Alles in allem ist diese Einführung - mit Ausnahme der Passagen zu Chomsky - jedoch ausgesprochen gut lesbar, neue Fachtermine werden kurz erläutert, wo nötig werden Querverweise gegeben. Der Textfluß wird leserfreundlich durch verständliche, der unmittelbaren Verstehensprüfung dienende Aufgaben, Beispiele und Schaubilder graphisch unterbrochen. Allerdings finden sich unter den Beispielen einige, deren Sinn sich nicht unmittelbar erschließt bzw. die nicht plausibel erscheinen: Warum ist das stilisierte Wollknäuel (das sogenannte Wollsiegel), ein Zeichen und kein Symbol (42)? Warum sind "die menschliche Sprechtätigkeit und Sprechfähigkeit [...] in ihrem Ablauf nicht beobachtbar" (43)? Ein wenig bizarr auch die folgende Anekdote: "[...] zwei Personen befinden sich in einem Zimmer, und der eine stellt plötzlich fest, daß es draußen regnet." Warum veranlaßt diese Feststellung den Hörer, "einen Schirm zu holen oder ein Taxi zu bestellen oder dergleichen mehr" (47)? Nebensächlichkeiten vielleicht, die aber dennoch irritieren. Bedenklicher ist da schon die Behauptung Pelz', daß die geschriebene Sprache "Grundlage jeder Kultur" (64) sei? Haben Gesellschaften mit oraler Tradition keine Kultur?
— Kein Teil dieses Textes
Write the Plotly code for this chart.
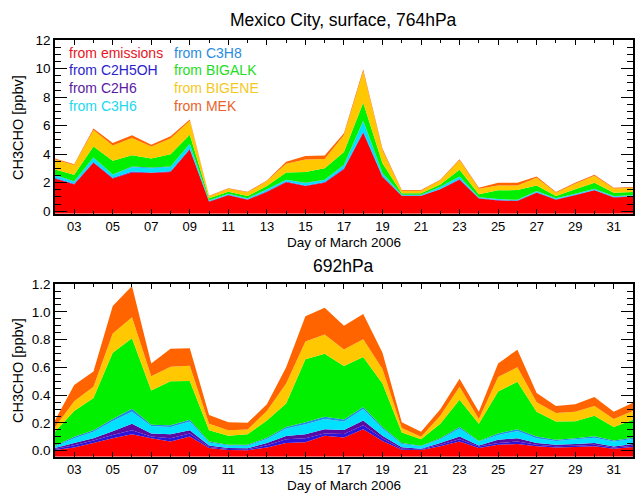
import numpy as np
import plotly.graph_objects as go

days = list(range(2, 33))
x_tick_vals = list(range(3, 32, 2))
x_tick_text = ["03", "05", "07", "09", "11", "13", "15", "17", "19", "21", "23", "25", "27", "29", "31"]

names = ["from emissions", "from C2H5OH", "from C2H6", "from C3H6",
         "from C3H8", "from BIGALK", "from BIGENE", "from MEK"]
colors = ["#FF0000", "#2A14DC", "#5A0AA0", "#00E1FF",
          "#1E8CE6", "#00F000", "#FFC800", "#FF6400"]
text_colors = ["#E8141E", "#2A1ECC", "#5A1AA0", "#22D8F0",
               "#2A8CE0", "#22DD22", "#F5C81E", "#E8642A"]

# ---- surface, 764 hPa (ppbv) ----
sfc_emis = [2.30, 1.87, 3.40, 2.30, 2.72, 2.67, 2.74, 4.32, 0.66, 1.12, 0.80, 1.35, 2.03, 1.76, 1.99, 2.95,
            5.50, 2.40, 1.07, 1.07, 1.53, 2.21, 0.89, 0.75, 0.71, 1.30, 0.80, 1.12, 1.46, 0.96, 1.03]
sfc_c2h5oh = [0.02, 0.02, 0.02, 0.02, 0.02, 0.02, 0.02, 0.02, 0.01, 0.01, 0.01, 0.01, 0.02, 0.02, 0.02, 0.02,
              0.03, 0.02, 0.01, 0.01, 0.01, 0.02, 0.01, 0.01, 0.01, 0.01, 0.01, 0.01, 0.01, 0.01, 0.01]
sfc_c2h6 = [0.03, 0.03, 0.03, 0.03, 0.04, 0.03, 0.04, 0.04, 0.02, 0.02, 0.02, 0.03, 0.03, 0.03, 0.03, 0.04,
            0.05, 0.03, 0.02, 0.02, 0.02, 0.03, 0.02, 0.02, 0.02, 0.02, 0.02, 0.02, 0.02, 0.02, 0.02]
sfc_c3h6 = [0.15, 0.15, 0.28, 0.20, 0.31, 0.30, 0.30, 0.31, 0.06, 0.06, 0.06, 0.11, 0.10, 0.15, 0.14, 0.20,
            0.72, 0.18, 0.03, 0.03, 0.12, 0.15, 0.04, 0.05, 0.04, 0.07, 0.06, 0.06, 0.06, 0.06, 0.04]
sfc_c3h8 = [0.03, 0.03, 0.04, 0.03, 0.04, 0.04, 0.03, 0.04, 0.02, 0.02, 0.02, 0.03, 0.03, 0.03, 0.03, 0.04,
            0.05, 0.04, 0.02, 0.02, 0.03, 0.03, 0.02, 0.02, 0.02, 0.02, 0.02, 0.02, 0.02, 0.02, 0.02]
sfc_bigalk = [0.40, 0.46, 0.77, 0.96, 0.80, 0.64, 0.87, 0.64, 0.14, 0.14, 0.16, 0.23, 0.51, 0.75, 0.80, 0.91,
              1.25, 0.69, 0.11, 0.11, 0.16, 0.46, 0.21, 0.61, 0.68, 0.38, 0.16, 0.30, 0.42, 0.23, 0.23]
sfc_bigene = [0.70, 0.68, 1.15, 1.07, 1.21, 0.84, 1.10, 0.97, 0.14, 0.20, 0.25, 0.35, 0.60, 0.89, 0.65, 1.18,
              2.20, 0.91, 0.17, 0.18, 0.30, 0.67, 0.38, 0.34, 0.33, 0.55, 0.23, 0.40, 0.50, 0.29, 0.29]
sfc_mek = [0.07, 0.06, 0.11, 0.18, 0.18, 0.12, 0.15, 0.10, 0.03, 0.04, 0.04, 0.05, 0.15, 0.25, 0.24, 0.12,
           0.15, 0.11, 0.05, 0.04, 0.04, 0.08, 0.07, 0.19, 0.18, 0.09, 0.05, 0.06, 0.07, 0.05, 0.05]

# ---- 692 hPa (ppbv) ----
p692_emis = [0.005, 0.024, 0.055, 0.090, 0.118, 0.090, 0.066, 0.102, 0.020, 0.006, 0.004, 0.024, 0.055, 0.062,
             0.108, 0.095, 0.155, 0.071, 0.008, 0.006, 0.032, 0.066, 0.020, 0.043, 0.048, 0.032, 0.024, 0.027,
             0.032, 0.015, 0.027]
p692_c2h5oh = [0.007, 0.016, 0.019, 0.023, 0.030, 0.012, 0.024, 0.023, 0.007, 0.007, 0.006, 0.016, 0.028, 0.028,
               0.017, 0.025, 0.028, 0.019, 0.007, 0.004, 0.011, 0.017, 0.010, 0.012, 0.018, 0.011, 0.008, 0.009,
               0.011, 0.009, 0.009]
p692_c2h6 = [0.008, 0.015, 0.016, 0.028, 0.046, 0.023, 0.028, 0.023, 0.011, 0.007, 0.008, 0.015, 0.023, 0.028,
             0.030, 0.030, 0.035, 0.018, 0.010, 0.005, 0.012, 0.019, 0.008, 0.024, 0.024, 0.012, 0.011, 0.012,
             0.012, 0.006, 0.012]
p692_c3h6 = [0.010, 0.035, 0.046, 0.073, 0.086, 0.053, 0.053, 0.062, 0.021, 0.018, 0.018, 0.030, 0.054, 0.072,
             0.074, 0.060, 0.082, 0.052, 0.023, 0.017, 0.028, 0.058, 0.028, 0.034, 0.053, 0.035, 0.028, 0.035,
             0.039, 0.036, 0.037]
p692_c3h8 = [0.006, 0.011, 0.012, 0.015, 0.023, 0.009, 0.012, 0.014, 0.007, 0.005, 0.007, 0.009, 0.011, 0.016,
             0.016, 0.015, 0.015, 0.011, 0.007, 0.004, 0.007, 0.011, 0.005, 0.012, 0.012, 0.012, 0.008, 0.007,
             0.010, 0.008, 0.009]
p692_bigalk = [0.100, 0.186, 0.232, 0.476, 0.507, 0.246, 0.318, 0.279, 0.082, 0.065, 0.075, 0.123, 0.170, 0.453,
               0.453, 0.385, 0.360, 0.313, 0.076, 0.047, 0.104, 0.197, 0.123, 0.301, 0.341, 0.178, 0.131, 0.123,
               0.148, 0.097, 0.130]
p692_bigene = [0.034, 0.070, 0.081, 0.140, 0.151, 0.103, 0.104, 0.109, 0.046, 0.040, 0.035, 0.070, 0.143, 0.128,
               0.140, 0.120, 0.128, 0.105, 0.033, 0.017, 0.058, 0.093, 0.035, 0.105, 0.105, 0.070, 0.061, 0.067,
               0.070, 0.058, 0.063]
p692_mek = [0.047, 0.116, 0.110, 0.197, 0.225, 0.093, 0.130, 0.127, 0.063, 0.058, 0.048, 0.047, 0.117, 0.181,
            0.192, 0.170, 0.181, 0.116, 0.042, 0.036, 0.047, 0.058, 0.051, 0.098, 0.127, 0.065, 0.051, 0.054,
            0.065, 0.051, 0.058]

sfc_layers = [sfc_emis, sfc_c2h5oh, sfc_c2h6, sfc_c3h6, sfc_c3h8, sfc_bigalk, sfc_bigene, sfc_mek]
p692_layers = [p692_emis, p692_c2h5oh, p692_c2h6, p692_c3h6, p692_c3h8, p692_bigalk, p692_bigene, p692_mek]

Y1_RANGE = [-0.19, 12.0]
Y2_RANGE = [-0.044, 1.2]

FONT = "Liberation Sans, Arial, Helvetica, sans-serif"
W, H = 635, 496
X_DOM = [55 / W, 634 / W]
Y1_DOM = [1 - 212 / H, 1 - 34 / H]
Y2_DOM = [1 - 461 / H, 1 - 284 / H]

fig = go.Figure()


def add_stack(layers, xa, ya, ymin):
    base = [ymin] * len(days)
    fig.add_trace(go.Scatter(x=days, y=base, mode="lines", line=dict(width=0, color="rgba(0,0,0,0)"),
                             showlegend=False, hoverinfo="skip", xaxis=xa, yaxis=ya))
    cum = np.zeros(len(days))
    for lay, nm, col in zip(layers, names, colors):
        cum = cum + np.array(lay)
        fig.add_trace(go.Scatter(x=days, y=cum.tolist(), mode="none", fill="tonexty", fillcolor=col,
                                 name=nm, showlegend=False, xaxis=xa, yaxis=ya))


add_stack(sfc_layers, "x", "y", Y1_RANGE[0])
add_stack(p692_layers, "x2", "y2", Y2_RANGE[0])

xcommon = dict(range=[2, 32], domain=X_DOM, showgrid=False, zeroline=False,
               showline=True, linecolor="black", linewidth=1.5, mirror="ticks",
               ticks="inside", ticklen=5, tickwidth=1, tickcolor="black",
               tickmode="array", tickvals=x_tick_vals, ticktext=x_tick_text,
               tickfont=dict(family=FONT, size=13, color="black"),
               minor=dict(ticks="inside", dtick=1, tick0=2, ticklen=3, tickcolor="black", showgrid=False))
ycommon = dict(showgrid=False, zeroline=False, showline=True, linecolor="black", linewidth=1.5,
               mirror="ticks", ticks="inside", ticklen=12, tickwidth=1, tickcolor="black",
               tickfont=dict(family=FONT, size=13.5, color="black"))

fig.update_layout(
    width=W, height=H,
    margin=dict(l=0, r=0, t=0, b=0),
    paper_bgcolor="white", plot_bgcolor="white",
    showlegend=False,
    xaxis=dict(anchor="y", **xcommon),
    xaxis2=dict(anchor="y2", **xcommon),
    yaxis=dict(anchor="x", domain=Y1_DOM, range=Y1_RANGE, tickmode="array",
               tickvals=[0, 2, 4, 6, 8, 10, 12], ticktext=["0", "2", "4", "6", "8", "10", "12"],
               minor=dict(ticks="inside", dtick=0.5, tick0=0, ticklen=6, tickcolor="black", showgrid=False),
               **ycommon),
    yaxis2=dict(anchor="x2", domain=Y2_DOM, range=Y2_RANGE, tickmode="array",
                tickvals=[0, 0.2, 0.4, 0.6, 0.8, 1.0, 1.2],
                ticktext=["0.0", "0.2", "0.4", "0.6", "0.8", "1.0", "1.2"],
                minor=dict(ticks="inside", dtick=0.05, tick0=0, ticklen=6, tickcolor="black", showgrid=False),
                **ycommon),
)

xc = (X_DOM[0] + X_DOM[1]) / 2
ann = []
ann.append(dict(text="Mexico City, surface, 764hPa", x=xc, y=1 - 13 / H, xref="paper", yref="paper",
                showarrow=False, xanchor="center", yanchor="middle",
                font=dict(family=FONT, size=17.5, color="black")))
ann.append(dict(text="692hPa", x=xc, y=1 - 265 / H, xref="paper", yref="paper",
                showarrow=False, xanchor="center", yanchor="middle",
                font=dict(family=FONT, size=17.5, color="black")))
for yy in (241, 490):
    ann.append(dict(text="Day of March 2006", x=xc, y=1 - yy / H, xref="paper", yref="paper",
                    showarrow=False, xanchor="center", yanchor="middle",
                    font=dict(family=FONT, size=13.5, color="black")))
for yy in (123, 372):
    ann.append(dict(text="CH3CHO [ppbv]", x=18 / W, y=1 - yy / H, xref="paper", yref="paper",
                    showarrow=False, xanchor="center", yanchor="middle", textangle=-90,
                    font=dict(family=FONT, size=14.5, color="black")))
# legend text (two columns, four rows)
col_x = [67, 172]
row_y = [47, 65, 83, 101]
for i, (nm, tc) in enumerate(zip(names, text_colors)):
    ann.append(dict(text=nm, x=col_x[i // 4] / W, y=1 - row_y[i % 4] / H, xref="paper", yref="paper",
                    showarrow=False, xanchor="left", yanchor="middle",
                    font=dict(family=FONT, size=14, color=tc)))
fig.update_layout(annotations=ann)

fig.write_html("out.html")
Um den Leser vor Enttäuschungen zu schützen gilt es also, einen distinktiven Akzent (s. Kap. 7, Suprasegmentalia) zu setzen: Nicht: "Linguistik. Eine Éinführung" muß es heißen, sondern: "Linguistik. Éine Einführung". Denn als Einführung in die Problematik der Saussureschen Sprachwissenschaft entwickelt es seine größte Überzeugungskraft.